• **The exercise**:
Below are some records: retype them all exactly, but not the pictures.

• **Items listed in a dataset**:
• • • • •

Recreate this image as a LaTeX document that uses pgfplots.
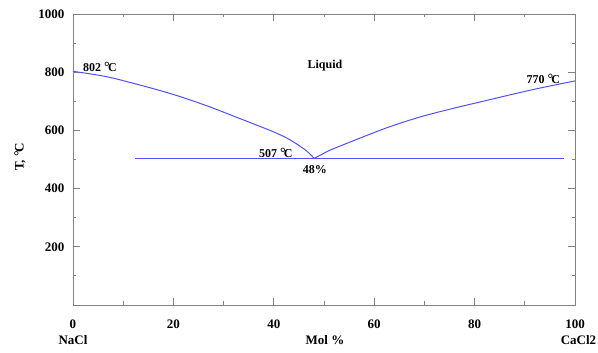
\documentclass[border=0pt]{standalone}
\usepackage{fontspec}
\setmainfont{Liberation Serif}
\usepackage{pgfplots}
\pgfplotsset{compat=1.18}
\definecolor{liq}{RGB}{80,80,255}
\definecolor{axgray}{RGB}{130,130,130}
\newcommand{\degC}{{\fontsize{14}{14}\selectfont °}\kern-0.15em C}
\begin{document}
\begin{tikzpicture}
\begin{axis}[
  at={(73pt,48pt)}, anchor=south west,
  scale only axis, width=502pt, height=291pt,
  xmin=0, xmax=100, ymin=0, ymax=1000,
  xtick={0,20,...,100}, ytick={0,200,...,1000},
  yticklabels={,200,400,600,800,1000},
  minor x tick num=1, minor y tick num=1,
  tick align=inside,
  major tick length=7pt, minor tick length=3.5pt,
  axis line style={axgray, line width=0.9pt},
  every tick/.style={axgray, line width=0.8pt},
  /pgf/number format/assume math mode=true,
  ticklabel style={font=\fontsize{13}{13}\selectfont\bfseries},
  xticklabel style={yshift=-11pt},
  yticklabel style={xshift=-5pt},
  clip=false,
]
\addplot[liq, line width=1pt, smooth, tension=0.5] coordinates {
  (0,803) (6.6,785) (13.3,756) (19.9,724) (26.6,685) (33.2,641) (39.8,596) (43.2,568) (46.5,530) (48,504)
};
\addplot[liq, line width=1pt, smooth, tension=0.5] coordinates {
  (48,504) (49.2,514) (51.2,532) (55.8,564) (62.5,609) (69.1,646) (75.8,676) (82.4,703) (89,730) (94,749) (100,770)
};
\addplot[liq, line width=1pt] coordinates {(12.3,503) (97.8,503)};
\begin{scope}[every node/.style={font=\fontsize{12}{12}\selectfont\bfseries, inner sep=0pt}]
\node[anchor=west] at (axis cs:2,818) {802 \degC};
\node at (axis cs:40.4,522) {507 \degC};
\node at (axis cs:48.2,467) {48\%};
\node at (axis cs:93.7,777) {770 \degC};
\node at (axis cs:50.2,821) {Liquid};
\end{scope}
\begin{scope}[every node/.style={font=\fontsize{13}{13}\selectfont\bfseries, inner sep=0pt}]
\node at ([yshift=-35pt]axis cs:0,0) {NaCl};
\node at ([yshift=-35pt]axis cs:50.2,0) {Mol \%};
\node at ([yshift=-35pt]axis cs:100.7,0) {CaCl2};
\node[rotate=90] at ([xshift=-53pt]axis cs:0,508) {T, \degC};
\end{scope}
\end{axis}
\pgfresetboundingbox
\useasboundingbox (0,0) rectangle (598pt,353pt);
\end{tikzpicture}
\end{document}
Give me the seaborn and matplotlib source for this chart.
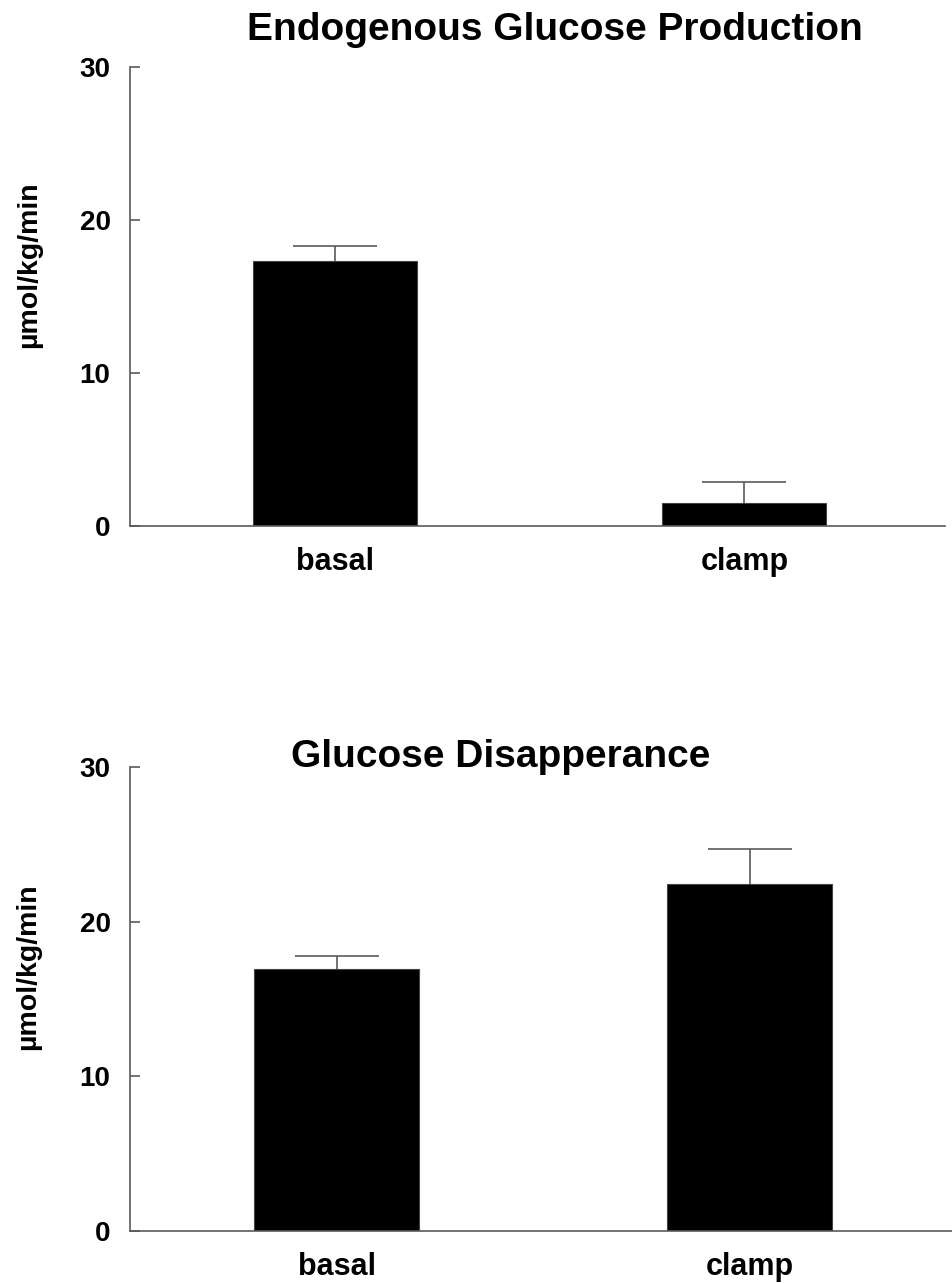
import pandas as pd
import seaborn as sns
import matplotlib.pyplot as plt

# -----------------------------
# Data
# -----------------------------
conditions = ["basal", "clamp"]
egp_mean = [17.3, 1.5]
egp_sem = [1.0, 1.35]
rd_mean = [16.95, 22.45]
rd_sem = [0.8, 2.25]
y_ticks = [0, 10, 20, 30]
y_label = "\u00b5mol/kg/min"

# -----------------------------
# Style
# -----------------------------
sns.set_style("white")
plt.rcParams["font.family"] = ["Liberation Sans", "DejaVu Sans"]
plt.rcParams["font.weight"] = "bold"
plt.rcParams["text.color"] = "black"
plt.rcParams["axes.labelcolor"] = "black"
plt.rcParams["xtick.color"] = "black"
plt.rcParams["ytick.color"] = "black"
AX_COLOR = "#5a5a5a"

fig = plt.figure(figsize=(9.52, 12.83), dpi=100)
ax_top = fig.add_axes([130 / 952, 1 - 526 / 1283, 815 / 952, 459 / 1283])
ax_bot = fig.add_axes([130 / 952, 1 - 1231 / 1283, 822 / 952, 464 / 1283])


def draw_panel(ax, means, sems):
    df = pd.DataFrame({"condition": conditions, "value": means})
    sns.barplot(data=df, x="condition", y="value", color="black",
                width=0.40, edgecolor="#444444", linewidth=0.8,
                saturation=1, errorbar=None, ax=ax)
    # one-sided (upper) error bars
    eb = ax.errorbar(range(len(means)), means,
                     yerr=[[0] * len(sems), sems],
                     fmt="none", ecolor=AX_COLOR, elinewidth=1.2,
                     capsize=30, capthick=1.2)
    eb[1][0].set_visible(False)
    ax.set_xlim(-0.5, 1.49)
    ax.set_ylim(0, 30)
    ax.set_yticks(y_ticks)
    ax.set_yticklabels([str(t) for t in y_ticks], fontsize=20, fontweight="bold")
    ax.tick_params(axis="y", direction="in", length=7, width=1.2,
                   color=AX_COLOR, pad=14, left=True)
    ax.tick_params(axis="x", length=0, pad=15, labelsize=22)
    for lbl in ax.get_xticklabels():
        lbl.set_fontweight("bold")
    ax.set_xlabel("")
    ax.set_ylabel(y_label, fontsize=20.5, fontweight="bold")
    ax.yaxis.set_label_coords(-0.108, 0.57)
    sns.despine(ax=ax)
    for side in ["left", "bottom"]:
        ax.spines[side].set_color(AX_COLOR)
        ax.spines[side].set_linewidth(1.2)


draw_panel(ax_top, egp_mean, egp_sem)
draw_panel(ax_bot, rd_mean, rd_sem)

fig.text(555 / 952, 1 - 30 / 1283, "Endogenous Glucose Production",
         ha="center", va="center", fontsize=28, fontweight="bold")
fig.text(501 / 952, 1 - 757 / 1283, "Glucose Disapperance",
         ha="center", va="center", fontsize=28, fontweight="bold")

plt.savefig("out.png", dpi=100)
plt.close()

• • • • •

• **Answer for this exercise**:
Recreate this image as a LaTeX document that uses pgfplots.
\documentclass[border=0pt]{standalone}
\usepackage{fontspec}
\setmainfont{Liberation Serif}
\usepackage{pgfplots}
\pgfplotsset{compat=1.18}
\definecolor{liq}{RGB}{80,80,255}
\definecolor{axgray}{RGB}{130,130,130}
\newcommand{\degC}{{\fontsize{14}{14}\selectfont °}\kern-0.15em C}
\begin{document}
\begin{tikzpicture}
\begin{axis}[
  at={(73pt,48pt)}, anchor=south west,
  scale only axis, width=502pt, height=291pt,
  xmin=0, xmax=100, ymin=0, ymax=1000,
  xtick={0,20,...,100}, ytick={0,200,...,1000},
  yticklabels={,200,400,600,800,1000},
  minor x tick num=1, minor y tick num=1,
  tick align=inside,
  major tick length=7pt, minor tick length=3.5pt,
  axis line style={axgray, line width=0.9pt},
  every tick/.style={axgray, line width=0.8pt},
  /pgf/number format/assume math mode=true,
  ticklabel style={font=\fontsize{13}{13}\selectfont\bfseries},
  xticklabel style={yshift=-11pt},
  yticklabel style={xshift=-5pt},
  clip=false,
]
\addplot[liq, line width=1pt, smooth, tension=0.5] coordinates {
  (0,803) (6.6,785) (13.3,756) (19.9,724) (26.6,685) (33.2,641) (39.8,596) (43.2,568) (46.5,530) (48,504)
};
\addplot[liq, line width=1pt, smooth, tension=0.5] coordinates {
  (48,504) (49.2,514) (51.2,532) (55.8,564) (62.5,609) (69.1,646) (75.8,676) (82.4,703) (89,730) (94,749) (100,770)
};
\addplot[liq, line width=1pt] coordinates {(12.3,503) (97.8,503)};
\begin{scope}[every node/.style={font=\fontsize{12}{12}\selectfont\bfseries, inner sep=0pt}]
\node[anchor=west] at (axis cs:2,818) {802 \degC};
\node at (axis cs:40.4,522) {507 \degC};
\node at (axis cs:48.2,467) {48\%};
\node at (axis cs:93.7,777) {770 \degC};
\node at (axis cs:50.2,821) {Liquid};
\end{scope}
\begin{scope}[every node/.style={font=\fontsize{13}{13}\selectfont\bfseries, inner sep=0pt}]
\node at ([yshift=-35pt]axis cs:0,0) {NaCl};
\node at ([yshift=-35pt]axis cs:50.2,0) {Mol \%};
\node at ([yshift=-35pt]axis cs:100.7,0) {CaCl2};
\node[rotate=90] at ([xshift=-53pt]axis cs:0,508) {T, \degC};
\end{scope}
\end{axis}
\pgfresetboundingbox
\useasboundingbox (0,0) rectangle (598pt,353pt);
\end{tikzpicture}
\end{document}
Give me the seaborn and matplotlib source for this chart.
import pandas as pd
import seaborn as sns
import matplotlib.pyplot as plt

# -----------------------------
# Data
# -----------------------------
conditions = ["basal", "clamp"]
egp_mean = [17.3, 1.5]
egp_sem = [1.0, 1.35]
rd_mean = [16.95, 22.45]
rd_sem = [0.8, 2.25]
y_ticks = [0, 10, 20, 30]
y_label = "\u00b5mol/kg/min"

# -----------------------------
# Style
# -----------------------------
sns.set_style("white")
plt.rcParams["font.family"] = ["Liberation Sans", "DejaVu Sans"]
plt.rcParams["font.weight"] = "bold"
plt.rcParams["text.color"] = "black"
plt.rcParams["axes.labelcolor"] = "black"
plt.rcParams["xtick.color"] = "black"
plt.rcParams["ytick.color"] = "black"
AX_COLOR = "#5a5a5a"

fig = plt.figure(figsize=(9.52, 12.83), dpi=100)
ax_top = fig.add_axes([130 / 952, 1 - 526 / 1283, 815 / 952, 459 / 1283])
ax_bot = fig.add_axes([130 / 952, 1 - 1231 / 1283, 822 / 952, 464 / 1283])


def draw_panel(ax, means, sems):
    df = pd.DataFrame({"condition": conditions, "value": means})
    sns.barplot(data=df, x="condition", y="value", color="black",
                width=0.40, edgecolor="#444444", linewidth=0.8,
                saturation=1, errorbar=None, ax=ax)
    # one-sided (upper) error bars
    eb = ax.errorbar(range(len(means)), means,
                     yerr=[[0] * len(sems), sems],
                     fmt="none", ecolor=AX_COLOR, elinewidth=1.2,
                     capsize=30, capthick=1.2)
    eb[1][0].set_visible(False)
    ax.set_xlim(-0.5, 1.49)
    ax.set_ylim(0, 30)
    ax.set_yticks(y_ticks)
    ax.set_yticklabels([str(t) for t in y_ticks], fontsize=20, fontweight="bold")
    ax.tick_params(axis="y", direction="in", length=7, width=1.2,
                   color=AX_COLOR, pad=14, left=True)
    ax.tick_params(axis="x", length=0, pad=15, labelsize=22)
    for lbl in ax.get_xticklabels():
        lbl.set_fontweight("bold")
    ax.set_xlabel("")
    ax.set_ylabel(y_label, fontsize=20.5, fontweight="bold")
    ax.yaxis.set_label_coords(-0.108, 0.57)
    sns.despine(ax=ax)
    for side in ["left", "bottom"]:
        ax.spines[side].set_color(AX_COLOR)
        ax.spines[side].set_linewidth(1.2)


draw_panel(ax_top, egp_mean, egp_sem)
draw_panel(ax_bot, rd_mean, rd_sem)

fig.text(555 / 952, 1 - 30 / 1283, "Endogenous Glucose Production",
         ha="center", va="center", fontsize=28, fontweight="bold")
fig.text(501 / 952, 1 - 757 / 1283, "Glucose Disapperance",
         ha="center", va="center", fontsize=28, fontweight="bold")

plt.savefig("out.png", dpi=100)
plt.close()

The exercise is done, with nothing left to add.